Since the center of mass is not on the middle of the axis. and its not on tip of the stick either

In my experience, finding the centre of mass of a composite system is rarely worthwhile. It is simpler to consider the contribution of each part (whether to torque or moment of inertia etc.) separately and add them up.

it would be in a weightless rope sort of situation.

The weight of the stick is irrelevant, yes, but in the collision its mass is important.

Unless you are hinting that I should consider the crash first, then calculate the energy to get the hight?

Yes, that is what you must do.

 

[etotheipi]

Unless you are hinting that I should consider the crash first, then calculate the energy to get the hight? That’s... Hmm... That’s not what I did no. ^^”

The reason is that in the initial collision some energy is dissipated as heat and becomes thermal energy of the ball/stick system.
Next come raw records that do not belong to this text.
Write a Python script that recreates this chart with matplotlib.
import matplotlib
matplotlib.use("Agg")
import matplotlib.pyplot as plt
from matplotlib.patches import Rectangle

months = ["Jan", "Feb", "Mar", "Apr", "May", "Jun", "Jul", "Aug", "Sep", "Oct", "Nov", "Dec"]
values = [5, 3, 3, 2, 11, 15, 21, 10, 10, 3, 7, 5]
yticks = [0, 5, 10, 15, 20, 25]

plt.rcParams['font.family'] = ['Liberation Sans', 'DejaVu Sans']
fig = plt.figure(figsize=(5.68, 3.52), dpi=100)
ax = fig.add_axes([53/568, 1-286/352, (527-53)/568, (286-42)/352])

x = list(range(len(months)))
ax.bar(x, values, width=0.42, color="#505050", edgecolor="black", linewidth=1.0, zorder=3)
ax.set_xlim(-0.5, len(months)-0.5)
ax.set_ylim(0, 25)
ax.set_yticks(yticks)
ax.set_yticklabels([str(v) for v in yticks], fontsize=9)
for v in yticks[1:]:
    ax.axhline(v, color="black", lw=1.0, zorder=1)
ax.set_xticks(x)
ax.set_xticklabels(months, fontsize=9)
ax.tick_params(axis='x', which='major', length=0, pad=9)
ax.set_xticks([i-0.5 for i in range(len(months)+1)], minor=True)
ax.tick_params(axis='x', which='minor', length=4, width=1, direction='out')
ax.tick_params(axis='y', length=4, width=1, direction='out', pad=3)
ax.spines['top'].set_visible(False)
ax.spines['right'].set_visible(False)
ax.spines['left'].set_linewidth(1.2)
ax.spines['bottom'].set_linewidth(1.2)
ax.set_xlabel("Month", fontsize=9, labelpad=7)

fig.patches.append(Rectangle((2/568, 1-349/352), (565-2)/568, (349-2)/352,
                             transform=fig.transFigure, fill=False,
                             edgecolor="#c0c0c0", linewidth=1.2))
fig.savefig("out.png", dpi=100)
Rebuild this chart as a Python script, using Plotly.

The total energy is still conserved if you look hard enough, but kinetic energy is not and this approach isn't feasible. But the angular momentum of the ball-stick system about the axle is, since the reaction force at the axle produces no torque about the axle and the reaction forces between the ball and the stick are internal.

 

[Den tredje]

The reason is that in the initial collision some energy is dissipated as heat and becomes thermal energy of the ball/stick system. The total energy is still conserved if you look hard enough, but kinetic energy is not and this approach isn't feasible. But the angular momentum of the ball-stick system about the axle is, since the reaction force at the axle produces no torque about the axle and the reaction forces between the ball and the stick are internal.

Yes, I agree. I’m just confused It being a stick. I think. Thank you.
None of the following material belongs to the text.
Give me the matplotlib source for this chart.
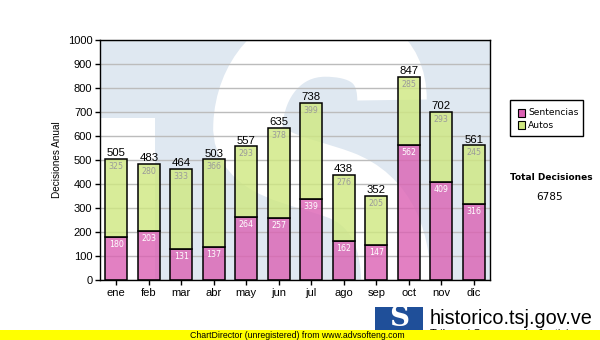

In my experience, finding the centre of mass of a composite system is rarely worthwhile. It is simpler to consider the contribution of each part (whether to torque or moment of inertia etc.) separately and add them up.

The weight of the stick is irrelevant, yes, but in the collision its mass is important.

Yes, that is what you must do.

Composite system means a system with several parts to it right?

ok, so what you are saying is that I should say moment of the ball is = moment to the entire system? and ignore the stick when doing the energy calculations To get the height.

About your experience. Could you give an example? Thank you.

 

[haruspex]

I should say moment of the ball is = moment to the entire system?

No, the stick has mass and length, so it has moment of inertia. I am saying that (for just after the collision) you can compute the moments of inertia of ball and stick about the axle separately and add them to get the moment of inertia of the combination.

ignore the stick when doing the energy calculations To get the height.

Not entirely. You can ignore its weight, so you can ignore its gain in gravitational potential energy. But it will lose rotational KE, which you cannot ignore.

 

[Den tredje]

No, the stick has mass and length, so it has moment of inertia. I am saying that (for just after the collision) you can compute the moments of inertia of ball and stick about the axle separately and add them to get the moment of inertia of the combination.

Not entirely. You can ignore its weight, so you can ignore its gain in gravitational potential energy. But it will lose rotational KE, which you cannot ignore.

ah, ignore it in the context of how the calculation goes. Yeah...

It crashes, then it flies. Thanks! ;) Ill see to post my final calculation When I get there. Thanks for great answers.

 

[etotheipi]

ah, ignore it in the context of how the calculation goes. Yeah...

No he's saying you can't completely ignore it for the calculation. For the change in GPE, fine, you only need consider the height increase of the ball. But in order to calculate the initial KE ##= \frac{1}{2}I\omega^2##, the whole configuration is initially rotating so you must also add the moment of inertia of the stick.

 

[Den tredje]

No he's saying you can't completely ignore it for the calculation. For the change in GPE, fine, you only need consider the height increase of the ball. But in order to calculate the initial KE ##= \frac{1}{2}I\omega^2##, the whole configuration is initially rotating so you must also add the moment of inertia of the stick.

That is what I felt I said. Sorry for my English.